Task: Pictures within the data are to be left out; everything else must be reproduced exactly.

__________________________________________________

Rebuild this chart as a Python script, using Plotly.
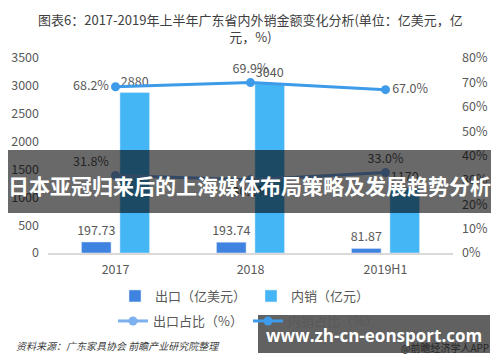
import plotly.graph_objects as go

categories = ["2017", "2018", "2019H1"]
export_usd = [197.73, 193.74, 81.87]        # 出口（亿美元）
domestic_cny = [2880, 3040, 1170]           # 内销（亿元）
export_share = [31.8, 30.1, 33.0]           # 出口占比（%）
domestic_share = [68.2, 69.9, 67.0]         # 内销占比（%）
left_ticks = [0, 500, 1000, 1500, 2000, 2500, 3000, 3500]
right_ticks = [0, 10, 20, 30, 40, 50, 60, 70, 80]
right_labels = [f"{v}%" for v in right_ticks]

FONT = "Noto Sans CJK SC, Noto Sans, sans-serif"
GRAY = "#595959"

# page body has an 8px margin: figure is drawn at (8, 8)
OFF = 8
W, H = 484, 346
# plot area in reference pixels: x 48..453, y 58..253
L, R, T, B = 48, 453, 58, 253
def px(x):
    return (x - L) / (R - L)
def py(y):
    return (B - y) / (B - T)

fig = go.Figure()

fig.add_trace(go.Bar(
    x=categories, y=export_usd, name="出口（亿美元）",
    marker=dict(color="#3f83e0"),
    text=[f"{v:.2f}" for v in export_usd], textposition="outside",
    constraintext="none",
    textfont=dict(size=12.5, color=GRAY, family=FONT), cliponaxis=False,
    legend="legend",
))
fig.add_trace(go.Bar(
    x=categories, y=domestic_cny, name="内销（亿元）",
    marker=dict(color="#44b5f5"),
    text=[str(v) for v in domestic_cny], textposition="outside",
    constraintext="none",
    textfont=dict(size=12.5, color=GRAY, family=FONT), cliponaxis=False,
    legend="legend",
))
fig.add_trace(go.Scatter(
    x=categories, y=export_share, name="出口占比（%）", yaxis="y2",
    mode="lines+markers+text",
    line=dict(color="#7cb0ee", width=3), marker=dict(size=9, color="#7cb0ee"),
    text=[f"{v:.1f}%" for v in export_share],
    textposition=["top left", "bottom center", "top center"],
    textfont=dict(size=12.5, color=GRAY, family=FONT), cliponaxis=False,
    legend="legend2",
))
fig.add_trace(go.Scatter(
    x=categories, y=domestic_share, name="内销占比（%）", yaxis="y2",
    mode="lines+markers+text",
    line=dict(color="#3d9be9", width=3), marker=dict(size=9, color="#3d9be9"),
    text=[f"{v:.1f}%" for v in domestic_share],
    textposition=["middle left", "top center", "middle right"],
    textfont=dict(size=12.5, color=GRAY, family=FONT), cliponaxis=False,
    legend="legend2",
))

fig.update_layout(
    width=W, height=H,
    margin=dict(l=L - OFF, r=W - (R - OFF), t=T - OFF, b=H - (B - OFF), autoexpand=False),
    paper_bgcolor="white", plot_bgcolor="white",
    font=dict(family=FONT, size=12, color=GRAY),
    barmode="group", bargap=0.43, bargroupgap=0.23,
    xaxis=dict(
        showgrid=False, showline=True, linecolor="#d9d9d9", linewidth=1.5,
        ticks="", tickfont=dict(size=12.5, color=GRAY), ticklabelstandoff=4,
        automargin=False,
    ),
    yaxis=dict(
        range=[0, 3500], tickvals=left_ticks, showgrid=False, zeroline=False,
        showline=False, ticks="", tickfont=dict(size=12.5, color=GRAY),
        ticklabelstandoff=8, automargin=False,
    ),
    yaxis2=dict(
        range=[0, 80], tickvals=right_ticks, ticktext=right_labels, overlaying="y",
        side="right", showgrid=False, zeroline=False, showline=False, ticks="",
        tickfont=dict(size=12.5, color=GRAY), ticklabelstandoff=8, automargin=False,
    ),
    legend=dict(
        orientation="h", x=px(245), xanchor="center", y=py(296), yanchor="middle",
        font=dict(size=13, color=GRAY, family=FONT), bgcolor="rgba(0,0,0,0)",
        itemwidth=30, traceorder="normal",
    ),
    legend2=dict(
        orientation="h", x=px(248), xanchor="center", y=py(321), yanchor="middle",
        font=dict(size=13, color=GRAY, family=FONT), bgcolor="rgba(0,0,0,0)",
        itemwidth=30, traceorder="normal",
    ),
    showlegend=True,
)

# title
fig.add_annotation(
    text="图表6：2017-2019年上半年广东省内外销金额变化分析(单位：亿美元，亿<br>元，%)",
    xref="paper", yref="paper", x=px(250), y=py(8), xanchor="center", yanchor="top",
    showarrow=False, align="center",
    font=dict(size=13, color="#404040", family=FONT),
)

# source note
fig.add_annotation(
    text="<i>资料来源：广东家具协会 前瞻产业研究院整理</i>",
    xref="paper", yref="paper", x=px(14), y=py(345), xanchor="left", yanchor="middle",
    showarrow=False, font=dict(size=10, color="#404040", family=FONT),
)
fig.add_annotation(
    text="@前瞻经济学人APP",
    xref="paper", yref="paper", x=px(491), y=py(347), xanchor="right", yanchor="middle",
    showarrow=False, font=dict(size=10, color="#262626", family=FONT),
)

# overlay bands
fig.add_shape(type="rect", xref="paper", yref="paper", layer="above",
              x0=px(8), x1=px(491), y0=py(213), y1=py(150),
              fillcolor="rgba(0,0,0,0.59)", line=dict(width=0))
fig.add_shape(type="rect", xref="paper", yref="paper", layer="above",
              x0=px(258), x1=px(490), y0=py(353), y1=py(315),
              fillcolor="rgba(0,0,0,0.62)", line=dict(width=0))

fig.add_annotation(
    text="<b>日本亚冠归来后的上海媒体布局策略及发展趋势分析</b>",
    xref="paper", yref="paper", x=px(249), y=py(185), xanchor="center", yanchor="middle",
    showarrow=False, font=dict(size=21, color="white", family=FONT),
)
fig.add_annotation(
    text="<b>www.zh-cn-eonsport.com</b>",
    xref="paper", yref="paper", x=px(374), y=py(335), xanchor="center", yanchor="middle",
    showarrow=False, font=dict(size=17, color="white", family="Open Sans, sans-serif"),
)

fig.write_html("out.html")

__________________________________________________

Task output:
Rebuild this chart as a Python script, using Plotly.
import plotly.graph_objects as go

categories = ["2017", "2018", "2019H1"]
export_usd = [197.73, 193.74, 81.87]        # 出口（亿美元）
domestic_cny = [2880, 3040, 1170]           # 内销（亿元）
export_share = [31.8, 30.1, 33.0]           # 出口占比（%）
domestic_share = [68.2, 69.9, 67.0]         # 内销占比（%）
left_ticks = [0, 500, 1000, 1500, 2000, 2500, 3000, 3500]
right_ticks = [0, 10, 20, 30, 40, 50, 60, 70, 80]
right_labels = [f"{v}%" for v in right_ticks]

FONT = "Noto Sans CJK SC, Noto Sans, sans-serif"
GRAY = "#595959"

# page body has an 8px margin: figure is drawn at (8, 8)
OFF = 8
W, H = 484, 346
# plot area in reference pixels: x 48..453, y 58..253
L, R, T, B = 48, 453, 58, 253
def px(x):
    return (x - L) / (R - L)
def py(y):
    return (B - y) / (B - T)

fig = go.Figure()

fig.add_trace(go.Bar(
    x=categories, y=export_usd, name="出口（亿美元）",
    marker=dict(color="#3f83e0"),
    text=[f"{v:.2f}" for v in export_usd], textposition="outside",
    constraintext="none",
    textfont=dict(size=12.5, color=GRAY, family=FONT), cliponaxis=False,
    legend="legend",
))
fig.add_trace(go.Bar(
    x=categories, y=domestic_cny, name="内销（亿元）",
    marker=dict(color="#44b5f5"),
    text=[str(v) for v in domestic_cny], textposition="outside",
    constraintext="none",
    textfont=dict(size=12.5, color=GRAY, family=FONT), cliponaxis=False,
    legend="legend",
))
fig.add_trace(go.Scatter(
    x=categories, y=export_share, name="出口占比（%）", yaxis="y2",
    mode="lines+markers+text",
    line=dict(color="#7cb0ee", width=3), marker=dict(size=9, color="#7cb0ee"),
    text=[f"{v:.1f}%" for v in export_share],
    textposition=["top left", "bottom center", "top center"],
    textfont=dict(size=12.5, color=GRAY, family=FONT), cliponaxis=False,
    legend="legend2",
))
fig.add_trace(go.Scatter(
    x=categories, y=domestic_share, name="内销占比（%）", yaxis="y2",
    mode="lines+markers+text",
    line=dict(color="#3d9be9", width=3), marker=dict(size=9, color="#3d9be9"),
    text=[f"{v:.1f}%" for v in domestic_share],
    textposition=["middle left", "top center", "middle right"],
    textfont=dict(size=12.5, color=GRAY, family=FONT), cliponaxis=False,
    legend="legend2",
))

fig.update_layout(
    width=W, height=H,
    margin=dict(l=L - OFF, r=W - (R - OFF), t=T - OFF, b=H - (B - OFF), autoexpand=False),
    paper_bgcolor="white", plot_bgcolor="white",
    font=dict(family=FONT, size=12, color=GRAY),
    barmode="group", bargap=0.43, bargroupgap=0.23,
    xaxis=dict(
        showgrid=False, showline=True, linecolor="#d9d9d9", linewidth=1.5,
        ticks="", tickfont=dict(size=12.5, color=GRAY), ticklabelstandoff=4,
        automargin=False,
    ),
    yaxis=dict(
        range=[0, 3500], tickvals=left_ticks, showgrid=False, zeroline=False,
        showline=False, ticks="", tickfont=dict(size=12.5, color=GRAY),
        ticklabelstandoff=8, automargin=False,
    ),
    yaxis2=dict(
        range=[0, 80], tickvals=right_ticks, ticktext=right_labels, overlaying="y",
        side="right", showgrid=False, zeroline=False, showline=False, ticks="",
        tickfont=dict(size=12.5, color=GRAY), ticklabelstandoff=8, automargin=False,
    ),
    legend=dict(
        orientation="h", x=px(245), xanchor="center", y=py(296), yanchor="middle",
        font=dict(size=13, color=GRAY, family=FONT), bgcolor="rgba(0,0,0,0)",
        itemwidth=30, traceorder="normal",
    ),
    legend2=dict(
        orientation="h", x=px(248), xanchor="center", y=py(321), yanchor="middle",
        font=dict(size=13, color=GRAY, family=FONT), bgcolor="rgba(0,0,0,0)",
        itemwidth=30, traceorder="normal",
    ),
    showlegend=True,
)

# title
fig.add_annotation(
    text="图表6：2017-2019年上半年广东省内外销金额变化分析(单位：亿美元，亿<br>元，%)",
    xref="paper", yref="paper", x=px(250), y=py(8), xanchor="center", yanchor="top",
    showarrow=False, align="center",
    font=dict(size=13, color="#404040", family=FONT),
)

# source note
fig.add_annotation(
    text="<i>资料来源：广东家具协会 前瞻产业研究院整理</i>",
    xref="paper", yref="paper", x=px(14), y=py(345), xanchor="left", yanchor="middle",
    showarrow=False, font=dict(size=10, color="#404040", family=FONT),
)
fig.add_annotation(
    text="@前瞻经济学人APP",
    xref="paper", yref="paper", x=px(491), y=py(347), xanchor="right", yanchor="middle",
    showarrow=False, font=dict(size=10, color="#262626", family=FONT),
)

# overlay bands
fig.add_shape(type="rect", xref="paper", yref="paper", layer="above",
              x0=px(8), x1=px(491), y0=py(213), y1=py(150),
              fillcolor="rgba(0,0,0,0.59)", line=dict(width=0))
fig.add_shape(type="rect", xref="paper", yref="paper", layer="above",
              x0=px(258), x1=px(490), y0=py(353), y1=py(315),
              fillcolor="rgba(0,0,0,0.62)", line=dict(width=0))

fig.add_annotation(
    text="<b>日本亚冠归来后的上海媒体布局策略及发展趋势分析</b>",
    xref="paper", yref="paper", x=px(249), y=py(185), xanchor="center", yanchor="middle",
    showarrow=False, font=dict(size=21, color="white", family=FONT),
)
fig.add_annotation(
    text="<b>www.zh-cn-eonsport.com</b>",
    xref="paper", yref="paper", x=px(374), y=py(335), xanchor="center", yanchor="middle",
    showarrow=False, font=dict(size=17, color="white", family="Open Sans, sans-serif"),
)

fig.write_html("out.html")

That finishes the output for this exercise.